On Tuesday, the Worcester County Commissioners approved a joint use agreement with the Worcester County Board of Education regarding the use of school system property for county recreation activities. Director of Recreation and Parks Tom Perlozzo said that by putting the agreement in place, the county would ensure that Program Open Space funding levels didn’t decrease.
According to Perlozzo, when the county’s recent Land Preservation Parks and Recreation Plan had been completed, it identified a deficit in field space in the northern part of the county. Based on the plan, the county is short 18 acres and four fields of recreational space. When state officials became aware of the deficit, they notified the county that instead of the past Program Open Space formula — through which the state provided 90 percent of project funding while the county provided 10 percent — the county would be receiving 75 percent of funding and would be expected to provide 25 percent itself.

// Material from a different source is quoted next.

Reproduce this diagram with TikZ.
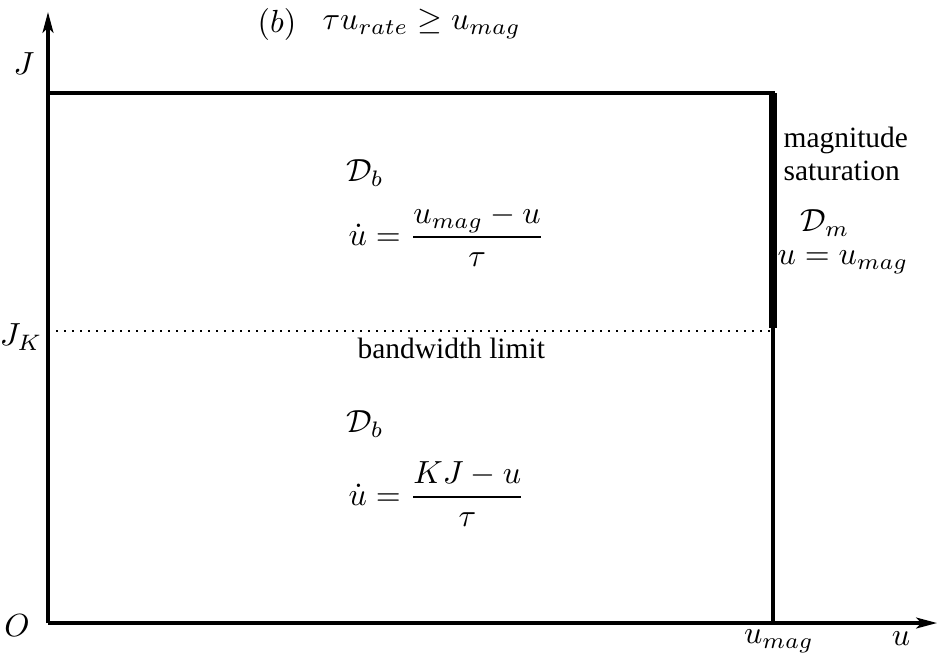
\documentclass[tikz,border=0pt]{standalone}
\usepackage{fontspec}
\setmainfont{Liberation Serif}
\usetikzlibrary{arrows.meta, positioning}

\begin{document}
\begin{tikzpicture}[
			x=0.3125pt, y=-0.3125pt,
			axis/.style={line width=1pt, -{Stealth[open, length=6.5pt, width=3.4pt, inset=1.6pt]}},
			bound/.style={line width=1pt},
			sat/.style={line width=2.5pt},
			lim/.style={line width=0.8pt, dash pattern=on 0.6pt off 1.9pt},
			txt/.style={font=\rmfamily\fontsize{9.2}{10.5}\selectfont, inner sep=0pt},
			lbl/.style={inner sep=0pt}
			]
			\useasboundingbox (0,0) rectangle (938,657);
			\coordinate (o) at (48,623);
			\coordinate (jtip) at (48,12);
			\coordinate (utip) at (937,623);
			\coordinate (jmax) at (48,93);
			\coordinate (corner) at (773,93);
			\coordinate (umag) at (773,623);
			\coordinate (jk) at (48,331);
			\coordinate (jkr) at (773,331);
			\coordinate (satend) at (773,328);
			\node[lbl] (case) at (277,24) {$(b)$};
			\node[lbl, anchor=west] (cond) at (322,24) {$\tau u_{rate}\geq u_{mag}$};
			\node[lbl] (jlab) at (24,64) {$J$};
			\node[lbl] (jklab) at (21,337) {$J_K$};
			\node[lbl] (olab) at (17,626) {$O$};
			\node[lbl] (umaglab) at (779,641) {$u_{mag}$};
			\node[lbl] (ulab) at (901,639) {$u$};
			\node[lbl] (dbtop) at (365,173) {$\mathcal{D}_b$};
			\node[lbl, anchor=base west] (eqtop) at (348,245) {$\displaystyle\dot u=\frac{u_{mag}-u}{\tau}$};
			\node[txt, anchor=base west] (bw) at (357,358) {bandwidth limit};
			\node[lbl] (dbbot) at (365,424) {$\mathcal{D}_b$};
			\node[lbl, anchor=base west] (eqbot) at (348,505) {$\displaystyle\dot u=\frac{KJ-u}{\tau}$};
			\node[txt, anchor=base west] (mag) at (783,147) {magnitude};
			\node[txt, anchor=base west] (satur) at (783,180) {saturation};
			\node[lbl] (dm) at (825,223) {$\mathcal{D}_m$};
			\node[lbl] (eqm) at (843,262) {$u=u_{mag}$};
			\draw[axis] (o) -- (jtip);
			\draw[axis] (o) -- (utip);
			\draw[bound] (jmax) -- (corner) -- (umag);
			\draw[sat] (corner) -- (satend);
			\draw[lim] (jk) -- (jkr);
		\end{tikzpicture}
\end{document}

“We assumed if we were in deficit it’d be 90/10,” Perlozzo said. “It just didn’t work that way.”
Perlozzo said he’d contacted state officials to determine what the county had to do to retain the 90/10 funding formula. They advised him to address the county’s field deficit by establishing a land use agreement with the local school system.
Bob Mitchell, the county’s director of environmental programs, said his department had helped draft the land preservation plan. He said staff had simply honestly listed the county’s recreational resources.
“Ours correctly showed the deficit,” he said, adding that staff didn’t realize that deficit would impact Program Open Space funding. He indicated the state hadn’t made local jurisdictions aware of program details. “They’re holding it to a standard nobody knows about.”
The agreement approved this week states that the county and the board of education will cooperate in coordinating programs and activities. It allows the county to use board of education property without charge for “community recreational and educational purposes” but specifies that the recreational needs of school-aged children will be top priority.